I hate dating. I always have. I know most people don’t love it, but I hate it to the point of revulsion. I don’t like making small talk with people I know, let alone people I don’t, and there’s the possibility of rejection constantly hovering in the back of my mind. It’s hard to not feel as if I’m auditioning for the role of girlfriend, and it’s only recently that I’ve realized I have veto rights in a relationship, too. In other words, I’m not just auditioning for them–they’re doing the same for me. Even so, the thought of having awkward  conversation with someone while sipping coffee makes me cringe. When I used to meet people online for dating (read, sex) purposes, I was very comfortable with the emailing portion of the ‘courting’. I’m a writer, and my strength is in my words. I can be witty, vibrant, intelligent, and fearless in my writing. It’s quite different when I actually open my mouth. It’s the same with me and my Twitter persona. No, I’m not being someone different, but I’m being a more confident, more brash me. I’m sure if people on Twitter met me in real life, they would be slightly (or not so slightly) disappointed that I wasn’t as dynamic as I am online. Also weird–I swear way more in writing than I do in real life.

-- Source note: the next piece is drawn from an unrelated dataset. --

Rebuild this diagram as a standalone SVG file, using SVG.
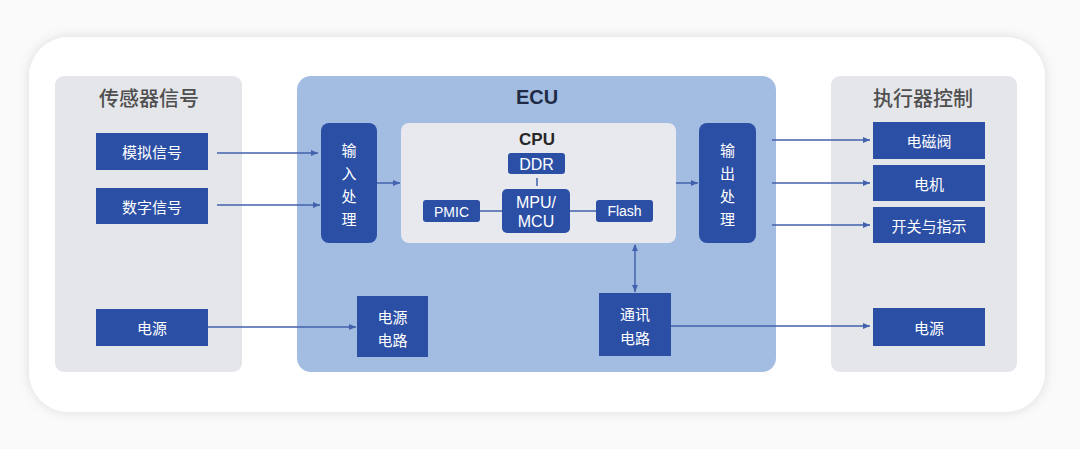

The real me is low-key to the point of inertia. I have low energy, and it takes a great deal for me to do something that it outside my norm. Take going out dancing with my bestie, for example (when she used to live here). We would set a day to go to First Ave. I’d be up for it when we set the date. Then, when the day arrived, I would think, “I don’t want to get dressed and leave the house. I have to drive to bestie’s house, which, ugh. Then, I have to dance around people I don’t know and maybe fend off unwanted advances. Then, I’d have to drive home again in the wee hours of the night.” I didn’t want to do any of it in the moment, and I’d have to force myself step by step. I had a great time when I went, and I love spending time with my bestie, but my depression makes it seem like going out is a mountain when it’s really a molehill.